Extract the lines from the start through the line that holds "-- (\featb:#4) arc[start", both included, omitting all images.

## Provided data:
====

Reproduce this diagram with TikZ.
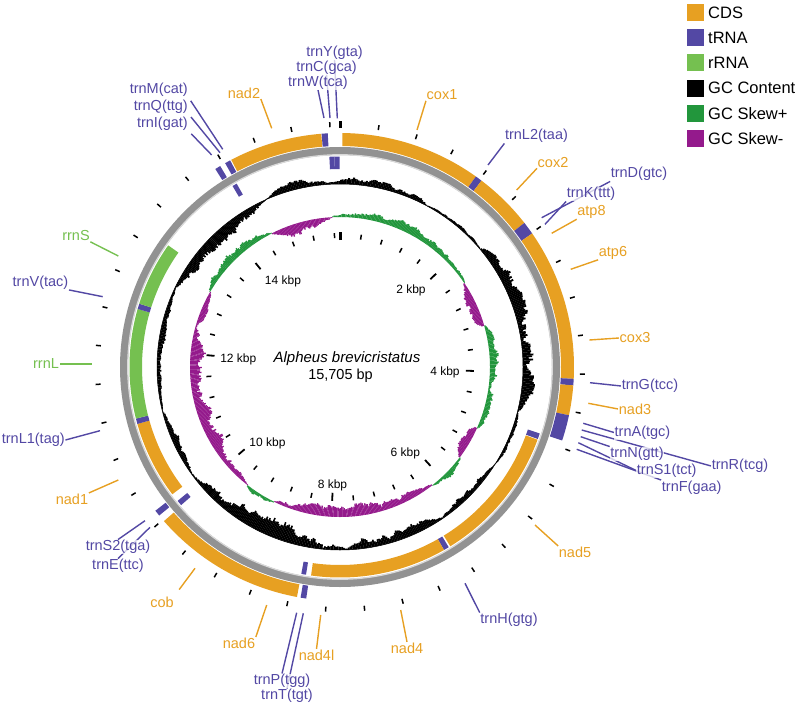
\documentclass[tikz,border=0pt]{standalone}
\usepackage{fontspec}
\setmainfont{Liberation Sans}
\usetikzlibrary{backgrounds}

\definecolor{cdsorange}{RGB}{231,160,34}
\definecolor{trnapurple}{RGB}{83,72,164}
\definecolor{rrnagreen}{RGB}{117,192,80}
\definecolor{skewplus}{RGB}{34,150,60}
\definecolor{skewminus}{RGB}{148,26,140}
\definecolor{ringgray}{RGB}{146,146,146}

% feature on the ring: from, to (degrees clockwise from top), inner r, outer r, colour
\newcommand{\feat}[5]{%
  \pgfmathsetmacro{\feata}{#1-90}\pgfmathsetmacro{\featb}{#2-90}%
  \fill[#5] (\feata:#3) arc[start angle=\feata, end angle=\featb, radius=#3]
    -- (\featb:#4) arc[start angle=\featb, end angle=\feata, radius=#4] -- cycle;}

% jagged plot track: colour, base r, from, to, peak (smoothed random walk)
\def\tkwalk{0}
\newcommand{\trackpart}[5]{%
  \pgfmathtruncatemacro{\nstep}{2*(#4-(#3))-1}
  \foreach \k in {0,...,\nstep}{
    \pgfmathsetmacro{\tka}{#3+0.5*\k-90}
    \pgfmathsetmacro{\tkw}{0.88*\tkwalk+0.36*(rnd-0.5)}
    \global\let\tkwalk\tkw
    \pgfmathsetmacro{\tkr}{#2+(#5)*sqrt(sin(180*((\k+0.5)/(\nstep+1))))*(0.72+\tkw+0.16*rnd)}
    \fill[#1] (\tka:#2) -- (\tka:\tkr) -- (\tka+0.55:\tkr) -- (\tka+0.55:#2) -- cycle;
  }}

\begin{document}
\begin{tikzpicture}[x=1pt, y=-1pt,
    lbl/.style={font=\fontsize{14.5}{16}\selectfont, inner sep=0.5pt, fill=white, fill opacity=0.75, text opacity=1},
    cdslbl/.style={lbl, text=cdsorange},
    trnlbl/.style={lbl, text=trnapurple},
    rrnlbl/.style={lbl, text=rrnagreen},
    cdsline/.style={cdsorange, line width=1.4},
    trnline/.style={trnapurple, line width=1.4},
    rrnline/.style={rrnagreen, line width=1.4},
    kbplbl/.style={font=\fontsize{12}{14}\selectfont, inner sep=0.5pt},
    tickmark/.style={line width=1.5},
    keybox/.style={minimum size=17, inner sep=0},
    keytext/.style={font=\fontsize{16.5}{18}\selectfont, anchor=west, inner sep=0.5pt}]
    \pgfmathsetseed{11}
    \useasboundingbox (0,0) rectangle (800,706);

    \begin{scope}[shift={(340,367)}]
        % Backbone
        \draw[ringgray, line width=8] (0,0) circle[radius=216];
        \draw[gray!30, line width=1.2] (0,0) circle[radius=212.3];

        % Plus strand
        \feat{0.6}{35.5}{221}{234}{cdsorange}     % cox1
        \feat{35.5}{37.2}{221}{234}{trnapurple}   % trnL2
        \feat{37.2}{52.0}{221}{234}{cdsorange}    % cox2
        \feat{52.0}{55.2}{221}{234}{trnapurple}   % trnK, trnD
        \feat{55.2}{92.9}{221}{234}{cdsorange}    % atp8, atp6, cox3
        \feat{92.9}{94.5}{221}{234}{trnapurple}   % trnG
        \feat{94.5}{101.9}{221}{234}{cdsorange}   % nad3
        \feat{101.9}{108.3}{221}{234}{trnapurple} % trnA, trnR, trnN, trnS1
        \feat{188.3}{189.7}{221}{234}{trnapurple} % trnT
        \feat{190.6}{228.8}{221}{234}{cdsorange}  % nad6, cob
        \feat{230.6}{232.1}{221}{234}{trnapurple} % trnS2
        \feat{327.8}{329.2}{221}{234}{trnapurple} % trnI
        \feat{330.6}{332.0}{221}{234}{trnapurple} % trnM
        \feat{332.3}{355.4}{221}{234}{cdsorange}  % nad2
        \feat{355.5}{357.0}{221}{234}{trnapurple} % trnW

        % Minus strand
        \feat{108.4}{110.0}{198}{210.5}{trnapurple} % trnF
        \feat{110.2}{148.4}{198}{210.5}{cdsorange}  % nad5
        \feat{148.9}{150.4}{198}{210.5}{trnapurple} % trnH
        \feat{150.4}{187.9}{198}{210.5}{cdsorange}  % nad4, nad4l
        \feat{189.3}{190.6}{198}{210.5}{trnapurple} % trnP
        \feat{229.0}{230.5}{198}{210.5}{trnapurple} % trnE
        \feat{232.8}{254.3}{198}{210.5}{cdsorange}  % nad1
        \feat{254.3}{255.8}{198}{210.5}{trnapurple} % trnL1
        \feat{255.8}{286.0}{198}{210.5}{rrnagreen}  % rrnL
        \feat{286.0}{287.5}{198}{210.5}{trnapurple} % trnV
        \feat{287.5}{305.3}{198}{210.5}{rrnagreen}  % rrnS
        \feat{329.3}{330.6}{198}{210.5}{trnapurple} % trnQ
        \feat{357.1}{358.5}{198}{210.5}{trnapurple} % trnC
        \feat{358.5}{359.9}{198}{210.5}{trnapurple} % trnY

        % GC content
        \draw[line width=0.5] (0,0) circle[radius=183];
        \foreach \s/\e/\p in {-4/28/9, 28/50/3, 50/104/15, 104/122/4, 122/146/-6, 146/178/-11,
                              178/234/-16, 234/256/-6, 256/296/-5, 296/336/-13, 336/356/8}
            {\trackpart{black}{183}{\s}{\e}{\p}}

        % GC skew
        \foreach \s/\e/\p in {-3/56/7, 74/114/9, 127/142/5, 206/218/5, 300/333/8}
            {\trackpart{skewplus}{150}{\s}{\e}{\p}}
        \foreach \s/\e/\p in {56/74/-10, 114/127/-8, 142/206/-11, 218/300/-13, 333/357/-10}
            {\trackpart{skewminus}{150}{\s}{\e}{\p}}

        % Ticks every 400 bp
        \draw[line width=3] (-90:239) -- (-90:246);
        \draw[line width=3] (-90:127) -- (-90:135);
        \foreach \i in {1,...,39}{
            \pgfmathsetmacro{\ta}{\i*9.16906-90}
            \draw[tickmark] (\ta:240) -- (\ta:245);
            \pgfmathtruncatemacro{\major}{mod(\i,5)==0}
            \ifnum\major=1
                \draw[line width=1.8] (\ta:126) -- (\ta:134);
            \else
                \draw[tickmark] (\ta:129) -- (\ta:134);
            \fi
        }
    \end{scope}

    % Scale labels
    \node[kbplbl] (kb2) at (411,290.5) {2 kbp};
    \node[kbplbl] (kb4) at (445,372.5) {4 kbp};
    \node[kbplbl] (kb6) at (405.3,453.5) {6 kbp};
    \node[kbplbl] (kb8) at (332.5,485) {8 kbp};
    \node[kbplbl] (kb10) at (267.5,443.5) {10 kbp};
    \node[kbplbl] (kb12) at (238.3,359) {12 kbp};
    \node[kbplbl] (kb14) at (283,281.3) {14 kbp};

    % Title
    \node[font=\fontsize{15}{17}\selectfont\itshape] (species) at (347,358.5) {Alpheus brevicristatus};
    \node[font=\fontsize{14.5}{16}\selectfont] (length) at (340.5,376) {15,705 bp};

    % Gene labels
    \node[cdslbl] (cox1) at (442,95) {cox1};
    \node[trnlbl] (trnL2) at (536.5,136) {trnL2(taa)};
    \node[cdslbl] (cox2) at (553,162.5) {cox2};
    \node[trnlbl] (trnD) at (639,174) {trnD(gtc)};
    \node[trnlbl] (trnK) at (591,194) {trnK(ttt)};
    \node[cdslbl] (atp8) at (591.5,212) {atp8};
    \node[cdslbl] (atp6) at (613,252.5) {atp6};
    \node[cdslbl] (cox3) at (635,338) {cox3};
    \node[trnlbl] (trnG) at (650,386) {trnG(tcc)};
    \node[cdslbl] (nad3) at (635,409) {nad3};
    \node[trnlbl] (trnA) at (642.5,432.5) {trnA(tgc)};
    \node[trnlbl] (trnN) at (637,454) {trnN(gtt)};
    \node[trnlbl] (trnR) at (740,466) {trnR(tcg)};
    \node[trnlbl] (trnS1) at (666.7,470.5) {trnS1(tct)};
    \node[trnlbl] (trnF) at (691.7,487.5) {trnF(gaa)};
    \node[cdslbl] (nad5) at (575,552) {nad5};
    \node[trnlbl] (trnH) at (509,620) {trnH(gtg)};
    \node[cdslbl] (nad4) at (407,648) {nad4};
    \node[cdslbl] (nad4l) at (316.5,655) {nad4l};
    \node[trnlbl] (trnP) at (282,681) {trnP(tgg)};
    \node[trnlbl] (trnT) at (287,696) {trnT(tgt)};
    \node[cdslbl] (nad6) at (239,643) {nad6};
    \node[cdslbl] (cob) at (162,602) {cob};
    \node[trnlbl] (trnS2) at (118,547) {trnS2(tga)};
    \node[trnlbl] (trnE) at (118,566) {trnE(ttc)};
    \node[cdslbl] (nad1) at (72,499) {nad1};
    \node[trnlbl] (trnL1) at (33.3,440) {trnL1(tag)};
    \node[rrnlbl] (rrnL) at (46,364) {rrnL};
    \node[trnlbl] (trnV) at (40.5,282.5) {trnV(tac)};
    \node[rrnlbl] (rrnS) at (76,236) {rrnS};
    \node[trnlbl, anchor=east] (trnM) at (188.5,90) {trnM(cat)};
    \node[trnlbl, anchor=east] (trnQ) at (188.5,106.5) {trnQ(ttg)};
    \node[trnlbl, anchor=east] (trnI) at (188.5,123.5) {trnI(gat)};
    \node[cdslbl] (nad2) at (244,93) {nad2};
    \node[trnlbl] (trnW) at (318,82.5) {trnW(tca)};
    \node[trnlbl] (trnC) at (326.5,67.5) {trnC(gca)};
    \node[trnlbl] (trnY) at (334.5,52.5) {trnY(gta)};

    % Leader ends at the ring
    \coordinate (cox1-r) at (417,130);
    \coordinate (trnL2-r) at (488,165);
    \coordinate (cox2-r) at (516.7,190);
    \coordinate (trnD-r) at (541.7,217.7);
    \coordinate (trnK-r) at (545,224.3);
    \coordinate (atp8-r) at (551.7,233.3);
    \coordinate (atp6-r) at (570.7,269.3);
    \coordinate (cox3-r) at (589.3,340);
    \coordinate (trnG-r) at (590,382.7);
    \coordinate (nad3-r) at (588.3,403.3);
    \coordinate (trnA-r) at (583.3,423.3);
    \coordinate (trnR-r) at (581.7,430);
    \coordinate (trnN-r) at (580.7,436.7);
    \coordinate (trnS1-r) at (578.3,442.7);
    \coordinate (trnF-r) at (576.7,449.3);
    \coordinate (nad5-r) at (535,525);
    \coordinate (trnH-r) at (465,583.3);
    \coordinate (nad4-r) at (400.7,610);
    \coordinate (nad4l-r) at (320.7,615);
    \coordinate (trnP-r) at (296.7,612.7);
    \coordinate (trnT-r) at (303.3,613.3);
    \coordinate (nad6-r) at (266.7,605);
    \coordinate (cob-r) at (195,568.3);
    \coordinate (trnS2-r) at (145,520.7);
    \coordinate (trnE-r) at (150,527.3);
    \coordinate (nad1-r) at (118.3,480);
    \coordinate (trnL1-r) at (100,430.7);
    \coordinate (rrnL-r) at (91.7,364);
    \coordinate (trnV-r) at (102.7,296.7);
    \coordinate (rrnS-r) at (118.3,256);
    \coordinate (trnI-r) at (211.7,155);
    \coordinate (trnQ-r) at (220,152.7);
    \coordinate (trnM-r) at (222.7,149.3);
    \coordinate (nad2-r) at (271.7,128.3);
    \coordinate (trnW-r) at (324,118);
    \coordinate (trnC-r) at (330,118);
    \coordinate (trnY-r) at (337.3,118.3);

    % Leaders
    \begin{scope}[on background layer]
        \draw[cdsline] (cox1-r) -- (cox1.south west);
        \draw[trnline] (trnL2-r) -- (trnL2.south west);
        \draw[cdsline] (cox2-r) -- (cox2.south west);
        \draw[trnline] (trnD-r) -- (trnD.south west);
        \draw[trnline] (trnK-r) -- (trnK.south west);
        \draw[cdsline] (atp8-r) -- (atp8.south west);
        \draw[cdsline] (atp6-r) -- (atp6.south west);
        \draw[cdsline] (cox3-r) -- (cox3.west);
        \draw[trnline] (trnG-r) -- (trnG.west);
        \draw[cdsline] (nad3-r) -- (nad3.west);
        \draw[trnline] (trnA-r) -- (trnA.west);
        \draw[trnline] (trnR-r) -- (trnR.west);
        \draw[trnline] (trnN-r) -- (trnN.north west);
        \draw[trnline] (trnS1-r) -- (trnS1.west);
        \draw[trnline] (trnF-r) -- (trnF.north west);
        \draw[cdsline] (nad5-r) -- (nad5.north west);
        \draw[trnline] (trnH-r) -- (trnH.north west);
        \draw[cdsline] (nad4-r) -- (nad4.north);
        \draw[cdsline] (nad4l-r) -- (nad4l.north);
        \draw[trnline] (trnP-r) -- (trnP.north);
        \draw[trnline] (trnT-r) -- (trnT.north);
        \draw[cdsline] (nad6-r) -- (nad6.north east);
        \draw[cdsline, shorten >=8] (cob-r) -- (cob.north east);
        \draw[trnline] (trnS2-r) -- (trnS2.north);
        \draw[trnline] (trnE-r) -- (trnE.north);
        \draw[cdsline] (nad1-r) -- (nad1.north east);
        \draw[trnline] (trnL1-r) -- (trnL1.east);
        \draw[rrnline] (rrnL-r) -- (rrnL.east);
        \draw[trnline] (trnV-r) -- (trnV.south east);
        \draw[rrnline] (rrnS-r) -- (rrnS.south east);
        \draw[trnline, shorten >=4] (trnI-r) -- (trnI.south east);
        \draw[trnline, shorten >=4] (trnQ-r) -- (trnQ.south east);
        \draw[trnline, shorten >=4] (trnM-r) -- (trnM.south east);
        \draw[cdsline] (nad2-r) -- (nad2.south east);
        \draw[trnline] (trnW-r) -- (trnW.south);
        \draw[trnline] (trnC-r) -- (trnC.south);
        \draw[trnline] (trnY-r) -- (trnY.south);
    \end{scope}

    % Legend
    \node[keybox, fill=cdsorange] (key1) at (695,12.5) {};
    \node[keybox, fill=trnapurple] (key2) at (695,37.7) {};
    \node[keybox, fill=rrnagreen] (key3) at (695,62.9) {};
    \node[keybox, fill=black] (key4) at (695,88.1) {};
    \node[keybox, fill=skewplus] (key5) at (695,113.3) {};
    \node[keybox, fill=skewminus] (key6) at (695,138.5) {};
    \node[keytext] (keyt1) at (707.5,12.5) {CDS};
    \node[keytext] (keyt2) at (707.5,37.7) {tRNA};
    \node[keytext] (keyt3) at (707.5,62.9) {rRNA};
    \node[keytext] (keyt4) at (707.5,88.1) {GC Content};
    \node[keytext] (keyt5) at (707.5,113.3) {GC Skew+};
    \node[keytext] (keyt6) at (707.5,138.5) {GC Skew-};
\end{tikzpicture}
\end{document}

====

## Written solution:
Reproduce this diagram with TikZ.
\documentclass[tikz,border=0pt]{standalone}
\usepackage{fontspec}
\setmainfont{Liberation Sans}
\usetikzlibrary{backgrounds}

\definecolor{cdsorange}{RGB}{231,160,34}
\definecolor{trnapurple}{RGB}{83,72,164}
\definecolor{rrnagreen}{RGB}{117,192,80}
\definecolor{skewplus}{RGB}{34,150,60}
\definecolor{skewminus}{RGB}{148,26,140}
\definecolor{ringgray}{RGB}{146,146,146}

% feature on the ring: from, to (degrees clockwise from top), inner r, outer r, colour
\newcommand{\feat}[5]{%
  \pgfmathsetmacro{\feata}{#1-90}\pgfmathsetmacro{\featb}{#2-90}%
  \fill[#5] (\feata:#3) arc[start angle=\feata, end angle=\featb, radius=#3]
    -- (\featb:#4) arc[start angle=\featb, end angle=\feata, radius=#4] -- cycle;}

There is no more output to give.